Il y a ensuite, côté offre, un secteur de l’économie sociale et solidaire lui-même en vigoureuse croissance – il compte désormais pour plus de 10 % du PIB français –, et dont la gourmandise en capitaux multiplie de fait les opportunités de placements solidaires. Avec désormais plus de 225 000 structures actives sur ce segment en France, les projets à financer ne manquent pas. De même, les placements labellisés, garantie importante pour l’épargnant néophyte, se multiplient eux aussi. Le label Finansol, référence historique en France, certifie 178 produits d’épargne solidaire en 2022, contre 128 dix ans plus tôt.

Autre explication, à mettre cette fois au crédit du Parlement : des lois qui ont augmenté la visibilité de la finance solidaire aux yeux des épargnants. Depuis 2010, les entreprises ont par exemple l’obligation de proposer au moins un fonds commun de placement d’entreprise solidaire dans leur plan d’épargne entreprise. La mesure a tout changé, contribuant à ce qu’en 2021 l’épargne salariale solidaire compte pour 14,1 milliards d’euros, soit 57,5 % des encours totaux.

Plus récemment, la loi Pacte, relative à la croissance et la transformation des entreprises, oblige les assureurs à proposer automatiquement à leurs clients chacune des trois unités de compte suivantes : socialement responsable, verte et solidaire.
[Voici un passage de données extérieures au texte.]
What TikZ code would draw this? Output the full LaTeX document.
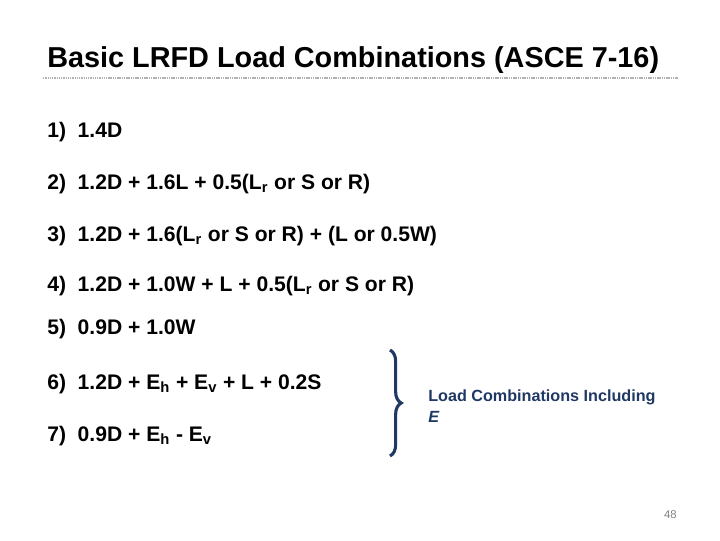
\documentclass[tikz,border=0pt]{standalone}
\usepackage{fontspec}
\setmainfont{Liberation Sans}
\usetikzlibrary{decorations.pathreplacing}
\definecolor{navy}{HTML}{1F3864}
\begin{document}
\begin{tikzpicture}[x=0.025cm,y=-0.025cm,
combo/.style={anchor=base west,inner sep=0pt,font=\fontsize{15}{18}\selectfont\bfseries},
note/.style={anchor=base west,inner sep=0pt,font=\fontsize{11.5}{14}\selectfont\bfseries,text=navy}]
\useasboundingbox (0,0) rectangle (720,540);
\node[anchor=base west,inner sep=0pt,font=\fontsize{20.5}{24}\selectfont\bfseries] (title) at (47,67) {Basic LRFD Load Combinations (ASCE 7-16)};
\draw[gray!60,line width=1.2pt,dash pattern=on 1pt off 0.6pt] (43,78) -- (678,78);
\node[combo] (c1) at (47,137) {1)\ \ 1.4D};
\node[combo] (c2) at (47,189) {2)\ \ 1.2D + 1.6L + 0.5(L$_\mathbf{r}$ or S or R)};
\node[combo] (c3) at (47,241) {3)\ \ 1.2D + 1.6(L$_\mathbf{r}$ or S or R) + (L or 0.5W)};
\node[combo] (c4) at (47,291) {4)\ \ 1.2D + 1.0W + L + 0.5(L$_\mathbf{r}$ or S or R)};
\node[combo] (c5) at (47,334) {5)\ \ 0.9D + 1.0W};
\node[combo] (c6) at (47,389) {6)\ \ 1.2D + E$_\mathbf{h}$ + E$_\mathbf{v}$ + L + 0.2S};
\node[combo] (c7) at (47,441) {7)\ \ 0.9D + E$_\mathbf{h}$ - E$_\mathbf{v}$};
\coordinate (top) at (390,350);
\coordinate (bot) at (390,456);
\draw[navy,line width=2.2pt,decorate,decoration={brace,amplitude=8pt}] (top) -- (bot);
\node[note] (incl) at (428,401) {Load Combinations Including};
\node[note,font=\fontsize{11.5}{14}\selectfont\bfseries\itshape] (eq) at (428,422) {E};
\node[anchor=base east,inner sep=0pt,font=\fontsize{8}{10}\selectfont,text=gray] (page) at (677,518) {48};
\end{tikzpicture}
\end{document}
Entrée en vigueur en janvier 2022, cette dernière disposition n’est pas anodine : l’assurance vie pèse plus de 1 700 milliards d’euros en France.

«Ni court-termiste ni contracyclique»

Une question enquiquine toutefois les acteurs de la finance solidaire depuis quelques mois : son essor résistera-t-il à la crise qui se profile ? L’inflation galopante et la pénurie d’énergie mettent de fait le secteur sous tension. «Il est un peu tôt pour dire quel sera l’impact de ces chocs externes», souligne Amélie Artis, qui reste cependant optimiste : «Lors de la crise de 2008, la finance solidaire n’a rien perdu.»
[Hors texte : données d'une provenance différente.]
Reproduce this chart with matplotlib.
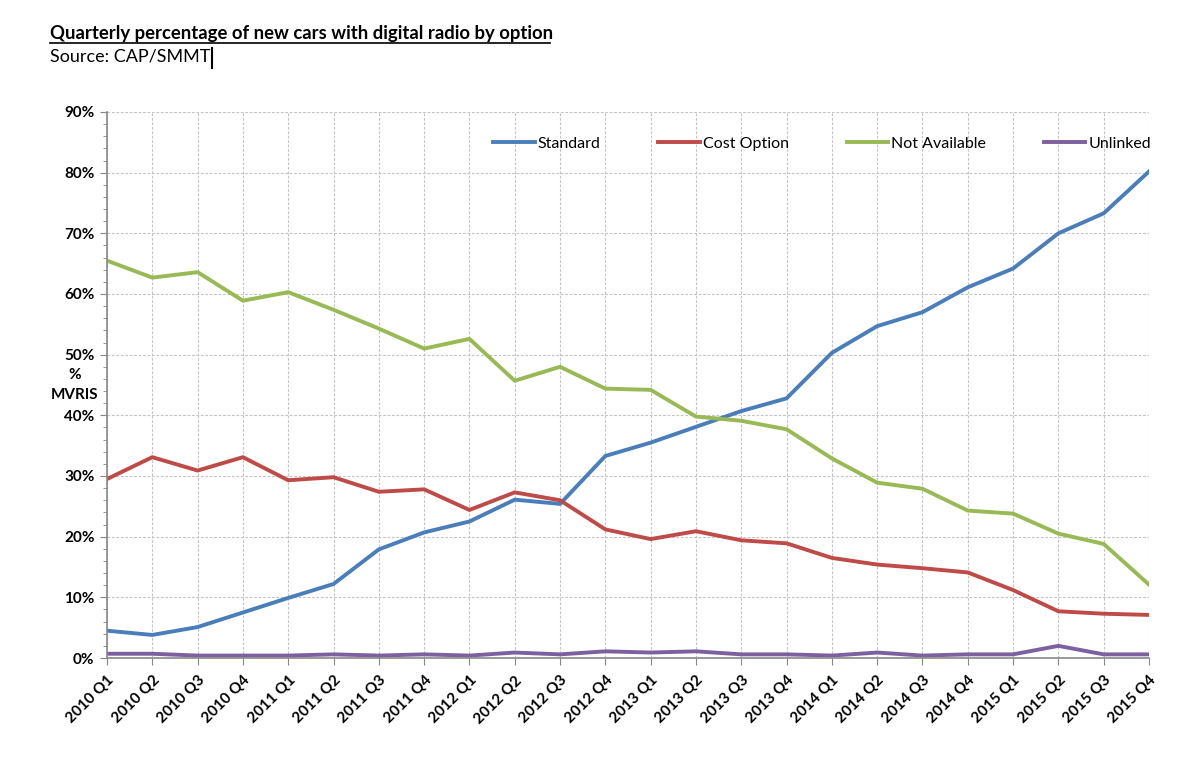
import matplotlib

matplotlib.use("Agg")
import matplotlib.pyplot as plt
import matplotlib.ticker as mtick
from matplotlib.lines import Line2D

plt.rcParams["font.family"] = ["Lato", "DejaVu Sans"]

# --- data ---
quarters = [
    "2010 Q1", "2010 Q2", "2010 Q3", "2010 Q4",
    "2011 Q1", "2011 Q2", "2011 Q3", "2011 Q4",
    "2012 Q1", "2012 Q2", "2012 Q3", "2012 Q4",
    "2013 Q1", "2013 Q2", "2013 Q3", "2013 Q4",
    "2014 Q1", "2014 Q2", "2014 Q3", "2014 Q4",
    "2015 Q1", "2015 Q2", "2015 Q3", "2015 Q4",
]
standard = [4.5, 3.8, 5.1, 7.5, 9.9, 12.2, 17.9, 20.7, 22.5, 26.1, 25.4, 33.3,
            35.5, 38.1, 40.7, 42.8, 50.3, 54.7, 57.0, 61.1, 64.2, 70.0, 73.3, 80.2]
cost_option = [29.5, 33.1, 30.9, 33.1, 29.3, 29.8, 27.4, 27.8, 24.4, 27.3, 26.0, 21.2,
               19.6, 20.9, 19.4, 18.9, 16.5, 15.4, 14.8, 14.1, 11.2, 7.7, 7.3, 7.1]
not_available = [65.5, 62.7, 63.6, 58.9, 60.3, 57.4, 54.3, 51.0, 52.6, 45.7, 48.0, 44.4,
                 44.2, 39.8, 39.1, 37.7, 32.9, 28.9, 27.9, 24.3, 23.8, 20.5, 18.8, 12.1]
unlinked = [0.7, 0.7, 0.4, 0.4, 0.4, 0.6, 0.4, 0.6, 0.4, 0.9, 0.6, 1.1,
            0.9, 1.1, 0.6, 0.6, 0.4, 0.9, 0.4, 0.6, 0.6, 2.0, 0.6, 0.6]

series = [
    ("Standard", standard, "#4a7ebb"),
    ("Cost Option", cost_option, "#be4b48"),
    ("Not Available", not_available, "#98b954"),
    ("Unlinked", unlinked, "#7d60a0"),
]

W, H = 1200, 771
fig = plt.figure(figsize=(12, 7.71), dpi=100)
ax = fig.add_axes([107 / W, 1 - 658 / H, (1149 - 107) / W, (658 - 112) / H])

x = list(range(len(quarters)))
for name, vals, col in series:
    ax.plot(x, vals, color=col, lw=2.8, label=name, solid_joinstyle="round")

ax.set_xlim(0, len(quarters) - 1)
ax.set_ylim(0, 90)
ax.yaxis.set_major_locator(mtick.MultipleLocator(10))
ax.yaxis.set_minor_locator(mtick.MultipleLocator(2))
ax.yaxis.set_major_formatter(mtick.FuncFormatter(lambda v, p: f"{v:.0f}%"))
ax.set_xticks(x)
ax.set_xticklabels(quarters, rotation=45, ha="right", rotation_mode="anchor",
                   fontsize=11, fontweight="bold")
for lab in ax.get_yticklabels():
    lab.set_fontweight("bold")
    lab.set_fontsize(11)

ax.grid(True, which="major", color="#c4c4c4", ls=(0, (2.5, 1.5)), lw=0.8)
for s in ("top", "right"):
    ax.spines[s].set_visible(False)
for s in ("left", "bottom"):
    ax.spines[s].set_color("#888888")
    ax.spines[s].set_linewidth(1.2)
ax.tick_params(axis="both", which="major", length=5, color="#888888", pad=4)
ax.tick_params(axis="y", which="minor", length=3, color="#888888")
ax.tick_params(axis="x", which="major", pad=6)

leg = ax.legend(loc="upper right", bbox_to_anchor=(1.008, 1 - 18 / 546), ncol=4,
                frameon=False, fontsize=11.5, handlelength=2.6, handletextpad=0.2,
                columnspacing=3.6, borderaxespad=0)

fig.text(75 / W, 1 - 385 / H, "%\nMVRIS", ha="center", va="center",
         fontsize=11, fontweight="bold", linespacing=1.6)

fig.text(50 / W, 1 - 33 / H, "Quarterly percentage of new cars with digital radio by option",
         ha="left", va="center", fontsize=13.3, fontweight="bold")
fig.add_artist(Line2D([50 / W, 550 / W], [1 - 43 / H, 1 - 43 / H], color="black", lw=1.2))
fig.text(50 / W, 1 - 57 / H, "Source: CAP/SMMT", ha="left", va="center", fontsize=13)
fig.add_artist(Line2D([212 / W, 212 / W], [1 - 48 / H, 1 - 68 / H], color="black", lw=1.5))

fig.savefig("out.png", dpi=100)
Ses acquis sont a priori solides, explique la chercheuse : «C’est une finance qui n’est ni court-termiste ni contracyclique. Il y aura donc un maintien de l’épargne.» En d’autres termes : de par leur choix et leur profil, ceux qui investissent dans la finance solidaire ne s’en carapatent pas au premier coup de grisou.

C’est plutôt du côté du recrutement de nouveaux épargnants, donc, que le bât pourrait blesser. «La forte inflation génère de l’incertitude, concède Frédéric Tiberghien. L’épargnant ne veut pas perdre ses sous : si le livret A devait passer à 3 % en 2023, on ne sait pas s’il acceptera du 2 % chez nous.» Serait-ce la fin de la période faste ? Pas si sûr, répond-il : «L’aspiration générale aux transitions est une tendance de fond. Or la finance solidaire fait clairement partie des solutions.»